### WHAT IS EXPECTED
Copy each line exactly. Leave nothing out.

Start of SUPPLIED DATA

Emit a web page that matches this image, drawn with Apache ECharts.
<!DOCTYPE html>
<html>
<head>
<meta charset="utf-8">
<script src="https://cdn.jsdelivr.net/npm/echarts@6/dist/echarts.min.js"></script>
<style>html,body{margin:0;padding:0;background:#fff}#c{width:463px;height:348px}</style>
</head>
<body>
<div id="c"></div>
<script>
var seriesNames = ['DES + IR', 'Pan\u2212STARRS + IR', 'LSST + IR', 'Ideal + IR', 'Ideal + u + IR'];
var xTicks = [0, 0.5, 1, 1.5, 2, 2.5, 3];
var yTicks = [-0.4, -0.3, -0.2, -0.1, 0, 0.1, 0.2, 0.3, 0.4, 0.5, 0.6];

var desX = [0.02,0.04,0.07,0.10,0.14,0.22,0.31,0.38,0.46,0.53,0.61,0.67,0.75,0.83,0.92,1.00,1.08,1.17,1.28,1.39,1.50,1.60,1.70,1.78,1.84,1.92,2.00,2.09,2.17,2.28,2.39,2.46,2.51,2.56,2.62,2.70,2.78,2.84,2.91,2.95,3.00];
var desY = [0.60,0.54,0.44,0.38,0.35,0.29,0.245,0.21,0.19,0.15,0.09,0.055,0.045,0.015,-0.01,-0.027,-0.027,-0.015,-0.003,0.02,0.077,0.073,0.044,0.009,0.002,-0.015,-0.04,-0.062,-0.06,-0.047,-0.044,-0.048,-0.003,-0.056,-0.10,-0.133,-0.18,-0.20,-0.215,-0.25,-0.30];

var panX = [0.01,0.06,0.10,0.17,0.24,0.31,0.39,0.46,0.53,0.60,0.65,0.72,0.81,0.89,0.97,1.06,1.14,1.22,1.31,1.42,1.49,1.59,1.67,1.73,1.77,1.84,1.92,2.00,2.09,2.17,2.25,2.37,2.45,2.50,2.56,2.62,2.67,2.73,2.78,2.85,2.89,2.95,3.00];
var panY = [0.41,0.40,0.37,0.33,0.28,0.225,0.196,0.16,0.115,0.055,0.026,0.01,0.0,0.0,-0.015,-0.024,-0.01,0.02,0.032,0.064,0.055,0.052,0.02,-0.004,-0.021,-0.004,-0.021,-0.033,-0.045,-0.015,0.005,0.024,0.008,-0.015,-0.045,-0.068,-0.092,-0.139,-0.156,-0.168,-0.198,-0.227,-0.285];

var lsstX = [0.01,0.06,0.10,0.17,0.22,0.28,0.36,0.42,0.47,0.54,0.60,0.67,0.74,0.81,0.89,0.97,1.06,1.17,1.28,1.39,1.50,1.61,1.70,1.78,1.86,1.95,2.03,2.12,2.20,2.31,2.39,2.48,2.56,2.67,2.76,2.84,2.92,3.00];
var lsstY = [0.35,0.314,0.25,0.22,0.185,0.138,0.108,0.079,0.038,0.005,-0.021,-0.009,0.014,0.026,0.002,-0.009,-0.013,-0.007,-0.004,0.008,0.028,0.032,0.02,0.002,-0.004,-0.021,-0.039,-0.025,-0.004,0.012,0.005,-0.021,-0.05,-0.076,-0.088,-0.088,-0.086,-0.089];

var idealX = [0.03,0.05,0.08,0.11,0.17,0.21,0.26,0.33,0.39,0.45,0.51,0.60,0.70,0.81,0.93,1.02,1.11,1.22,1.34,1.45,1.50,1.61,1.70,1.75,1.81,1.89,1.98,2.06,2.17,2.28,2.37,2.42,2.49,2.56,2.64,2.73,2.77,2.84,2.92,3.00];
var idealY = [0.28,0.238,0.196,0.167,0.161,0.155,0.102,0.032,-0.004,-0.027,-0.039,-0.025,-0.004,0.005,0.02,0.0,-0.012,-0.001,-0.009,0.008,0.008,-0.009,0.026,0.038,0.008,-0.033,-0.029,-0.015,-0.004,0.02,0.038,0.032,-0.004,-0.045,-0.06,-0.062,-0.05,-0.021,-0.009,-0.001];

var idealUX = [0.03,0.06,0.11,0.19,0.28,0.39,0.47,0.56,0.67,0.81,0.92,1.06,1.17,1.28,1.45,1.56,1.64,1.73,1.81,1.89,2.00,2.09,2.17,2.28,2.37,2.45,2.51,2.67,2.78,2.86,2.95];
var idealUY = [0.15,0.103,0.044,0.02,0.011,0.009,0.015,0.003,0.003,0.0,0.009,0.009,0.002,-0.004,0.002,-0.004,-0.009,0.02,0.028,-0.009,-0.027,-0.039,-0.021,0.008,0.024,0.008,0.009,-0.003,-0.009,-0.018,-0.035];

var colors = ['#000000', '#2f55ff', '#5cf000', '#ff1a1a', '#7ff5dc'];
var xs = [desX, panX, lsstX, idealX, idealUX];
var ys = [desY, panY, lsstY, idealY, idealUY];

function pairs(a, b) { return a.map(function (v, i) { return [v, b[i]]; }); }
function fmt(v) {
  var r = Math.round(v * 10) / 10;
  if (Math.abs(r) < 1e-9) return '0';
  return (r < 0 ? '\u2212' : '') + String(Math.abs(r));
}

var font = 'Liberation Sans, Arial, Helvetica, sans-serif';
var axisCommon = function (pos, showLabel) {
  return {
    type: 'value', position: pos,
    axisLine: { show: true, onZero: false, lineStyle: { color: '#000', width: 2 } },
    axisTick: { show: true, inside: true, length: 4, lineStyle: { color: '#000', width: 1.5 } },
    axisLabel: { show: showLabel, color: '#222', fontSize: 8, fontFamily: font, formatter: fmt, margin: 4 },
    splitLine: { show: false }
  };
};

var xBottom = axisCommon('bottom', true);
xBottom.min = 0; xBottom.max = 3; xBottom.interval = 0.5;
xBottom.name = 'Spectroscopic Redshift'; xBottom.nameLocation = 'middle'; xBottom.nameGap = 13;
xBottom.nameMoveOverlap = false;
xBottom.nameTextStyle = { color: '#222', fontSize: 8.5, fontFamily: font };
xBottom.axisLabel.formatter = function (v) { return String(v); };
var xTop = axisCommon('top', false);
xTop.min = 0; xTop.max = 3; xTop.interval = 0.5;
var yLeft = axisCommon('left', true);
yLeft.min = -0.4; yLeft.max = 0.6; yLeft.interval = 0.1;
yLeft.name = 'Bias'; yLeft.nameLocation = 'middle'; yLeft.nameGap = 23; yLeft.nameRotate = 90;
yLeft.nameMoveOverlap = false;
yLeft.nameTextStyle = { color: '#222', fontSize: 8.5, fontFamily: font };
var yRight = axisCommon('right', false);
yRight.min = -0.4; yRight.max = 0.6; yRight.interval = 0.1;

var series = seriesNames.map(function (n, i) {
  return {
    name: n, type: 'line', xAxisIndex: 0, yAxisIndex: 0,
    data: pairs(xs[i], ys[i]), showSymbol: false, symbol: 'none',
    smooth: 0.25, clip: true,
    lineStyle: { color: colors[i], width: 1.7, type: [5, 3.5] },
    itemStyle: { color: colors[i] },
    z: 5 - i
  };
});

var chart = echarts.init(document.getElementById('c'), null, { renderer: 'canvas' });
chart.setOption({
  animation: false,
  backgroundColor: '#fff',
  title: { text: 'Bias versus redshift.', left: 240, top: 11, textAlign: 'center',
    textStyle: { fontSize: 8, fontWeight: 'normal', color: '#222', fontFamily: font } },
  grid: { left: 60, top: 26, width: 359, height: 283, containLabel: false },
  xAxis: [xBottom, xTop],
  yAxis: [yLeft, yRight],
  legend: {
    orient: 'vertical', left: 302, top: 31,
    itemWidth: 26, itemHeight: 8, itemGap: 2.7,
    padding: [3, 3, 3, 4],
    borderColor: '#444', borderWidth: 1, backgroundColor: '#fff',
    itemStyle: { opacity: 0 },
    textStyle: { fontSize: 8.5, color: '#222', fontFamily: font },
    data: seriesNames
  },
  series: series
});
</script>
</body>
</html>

End of SUPPLIED DATA

### ANSWER TO THE PROBLEM
Emit a web page that matches this image, drawn with Apache ECharts.
<!DOCTYPE html>
<html>
<head>
<meta charset="utf-8">
<script src="https://cdn.jsdelivr.net/npm/echarts@6/dist/echarts.min.js"></script>
<style>html,body{margin:0;padding:0;background:#fff}#c{width:463px;height:348px}</style>
</head>
<body>
<div id="c"></div>
<script>
var seriesNames = ['DES + IR', 'Pan\u2212STARRS + IR', 'LSST + IR', 'Ideal + IR', 'Ideal + u + IR'];
var xTicks = [0, 0.5, 1, 1.5, 2, 2.5, 3];
var yTicks = [-0.4, -0.3, -0.2, -0.1, 0, 0.1, 0.2, 0.3, 0.4, 0.5, 0.6];

var desX = [0.02,0.04,0.07,0.10,0.14,0.22,0.31,0.38,0.46,0.53,0.61,0.67,0.75,0.83,0.92,1.00,1.08,1.17,1.28,1.39,1.50,1.60,1.70,1.78,1.84,1.92,2.00,2.09,2.17,2.28,2.39,2.46,2.51,2.56,2.62,2.70,2.78,2.84,2.91,2.95,3.00];
var desY = [0.60,0.54,0.44,0.38,0.35,0.29,0.245,0.21,0.19,0.15,0.09,0.055,0.045,0.015,-0.01,-0.027,-0.027,-0.015,-0.003,0.02,0.077,0.073,0.044,0.009,0.002,-0.015,-0.04,-0.062,-0.06,-0.047,-0.044,-0.048,-0.003,-0.056,-0.10,-0.133,-0.18,-0.20,-0.215,-0.25,-0.30];

var panX = [0.01,0.06,0.10,0.17,0.24,0.31,0.39,0.46,0.53,0.60,0.65,0.72,0.81,0.89,0.97,1.06,1.14,1.22,1.31,1.42,1.49,1.59,1.67,1.73,1.77,1.84,1.92,2.00,2.09,2.17,2.25,2.37,2.45,2.50,2.56,2.62,2.67,2.73,2.78,2.85,2.89,2.95,3.00];
var panY = [0.41,0.40,0.37,0.33,0.28,0.225,0.196,0.16,0.115,0.055,0.026,0.01,0.0,0.0,-0.015,-0.024,-0.01,0.02,0.032,0.064,0.055,0.052,0.02,-0.004,-0.021,-0.004,-0.021,-0.033,-0.045,-0.015,0.005,0.024,0.008,-0.015,-0.045,-0.068,-0.092,-0.139,-0.156,-0.168,-0.198,-0.227,-0.285];

var lsstX = [0.01,0.06,0.10,0.17,0.22,0.28,0.36,0.42,0.47,0.54,0.60,0.67,0.74,0.81,0.89,0.97,1.06,1.17,1.28,1.39,1.50,1.61,1.70,1.78,1.86,1.95,2.03,2.12,2.20,2.31,2.39,2.48,2.56,2.67,2.76,2.84,2.92,3.00];
var lsstY = [0.35,0.314,0.25,0.22,0.185,0.138,0.108,0.079,0.038,0.005,-0.021,-0.009,0.014,0.026,0.002,-0.009,-0.013,-0.007,-0.004,0.008,0.028,0.032,0.02,0.002,-0.004,-0.021,-0.039,-0.025,-0.004,0.012,0.005,-0.021,-0.05,-0.076,-0.088,-0.088,-0.086,-0.089];

var idealX = [0.03,0.05,0.08,0.11,0.17,0.21,0.26,0.33,0.39,0.45,0.51,0.60,0.70,0.81,0.93,1.02,1.11,1.22,1.34,1.45,1.50,1.61,1.70,1.75,1.81,1.89,1.98,2.06,2.17,2.28,2.37,2.42,2.49,2.56,2.64,2.73,2.77,2.84,2.92,3.00];
var idealY = [0.28,0.238,0.196,0.167,0.161,0.155,0.102,0.032,-0.004,-0.027,-0.039,-0.025,-0.004,0.005,0.02,0.0,-0.012,-0.001,-0.009,0.008,0.008,-0.009,0.026,0.038,0.008,-0.033,-0.029,-0.015,-0.004,0.02,0.038,0.032,-0.004,-0.045,-0.06,-0.062,-0.05,-0.021,-0.009,-0.001];

var idealUX = [0.03,0.06,0.11,0.19,0.28,0.39,0.47,0.56,0.67,0.81,0.92,1.06,1.17,1.28,1.45,1.56,1.64,1.73,1.81,1.89,2.00,2.09,2.17,2.28,2.37,2.45,2.51,2.67,2.78,2.86,2.95];
var idealUY = [0.15,0.103,0.044,0.02,0.011,0.009,0.015,0.003,0.003,0.0,0.009,0.009,0.002,-0.004,0.002,-0.004,-0.009,0.02,0.028,-0.009,-0.027,-0.039,-0.021,0.008,0.024,0.008,0.009,-0.003,-0.009,-0.018,-0.035];

var colors = ['#000000', '#2f55ff', '#5cf000', '#ff1a1a', '#7ff5dc'];
var xs = [desX, panX, lsstX, idealX, idealUX];
var ys = [desY, panY, lsstY, idealY, idealUY];

function pairs(a, b) { return a.map(function (v, i) { return [v, b[i]]; }); }
function fmt(v) {
  var r = Math.round(v * 10) / 10;
  if (Math.abs(r) < 1e-9) return '0';
  return (r < 0 ? '\u2212' : '') + String(Math.abs(r));
}

var font = 'Liberation Sans, Arial, Helvetica, sans-serif';
var axisCommon = function (pos, showLabel) {
  return {
    type: 'value', position: pos,
    axisLine: { show: true, onZero: false, lineStyle: { color: '#000', width: 2 } },
    axisTick: { show: true, inside: true, length: 4, lineStyle: { color: '#000', width: 1.5 } },
    axisLabel: { show: showLabel, color: '#222', fontSize: 8, fontFamily: font, formatter: fmt, margin: 4 },
    splitLine: { show: false }
  };
};

var xBottom = axisCommon('bottom', true);
xBottom.min = 0; xBottom.max = 3; xBottom.interval = 0.5;
xBottom.name = 'Spectroscopic Redshift'; xBottom.nameLocation = 'middle'; xBottom.nameGap = 13;
xBottom.nameMoveOverlap = false;
xBottom.nameTextStyle = { color: '#222', fontSize: 8.5, fontFamily: font };
xBottom.axisLabel.formatter = function (v) { return String(v); };
var xTop = axisCommon('top', false);
xTop.min = 0; xTop.max = 3; xTop.interval = 0.5;
var yLeft = axisCommon('left', true);
yLeft.min = -0.4; yLeft.max = 0.6; yLeft.interval = 0.1;
yLeft.name = 'Bias'; yLeft.nameLocation = 'middle'; yLeft.nameGap = 23; yLeft.nameRotate = 90;
yLeft.nameMoveOverlap = false;
yLeft.nameTextStyle = { color: '#222', fontSize: 8.5, fontFamily: font };
var yRight = axisCommon('right', false);
yRight.min = -0.4; yRight.max = 0.6; yRight.interval = 0.1;

var series = seriesNames.map(function (n, i) {
  return {
    name: n, type: 'line', xAxisIndex: 0, yAxisIndex: 0,
    data: pairs(xs[i], ys[i]), showSymbol: false, symbol: 'none',
    smooth: 0.25, clip: true,
    lineStyle: { color: colors[i], width: 1.7, type: [5, 3.5] },
    itemStyle: { color: colors[i] },
    z: 5 - i
  };
});

var chart = echarts.init(document.getElementById('c'), null, { renderer: 'canvas' });
chart.setOption({
  animation: false,
  backgroundColor: '#fff',
  title: { text: 'Bias versus redshift.', left: 240, top: 11, textAlign: 'center',
    textStyle: { fontSize: 8, fontWeight: 'normal', color: '#222', fontFamily: font } },
  grid: { left: 60, top: 26, width: 359, height: 283, containLabel: false },
  xAxis: [xBottom, xTop],
  yAxis: [yLeft, yRight],
  legend: {
    orient: 'vertical', left: 302, top: 31,
    itemWidth: 26, itemHeight: 8, itemGap: 2.7,
    padding: [3, 3, 3, 4],
    borderColor: '#444', borderWidth: 1, backgroundColor: '#fff',
    itemStyle: { opacity: 0 },
    textStyle: { fontSize: 8.5, color: '#222', fontFamily: font },
    data: seriesNames
  },
  series: series
});
</script>
</body>
</html>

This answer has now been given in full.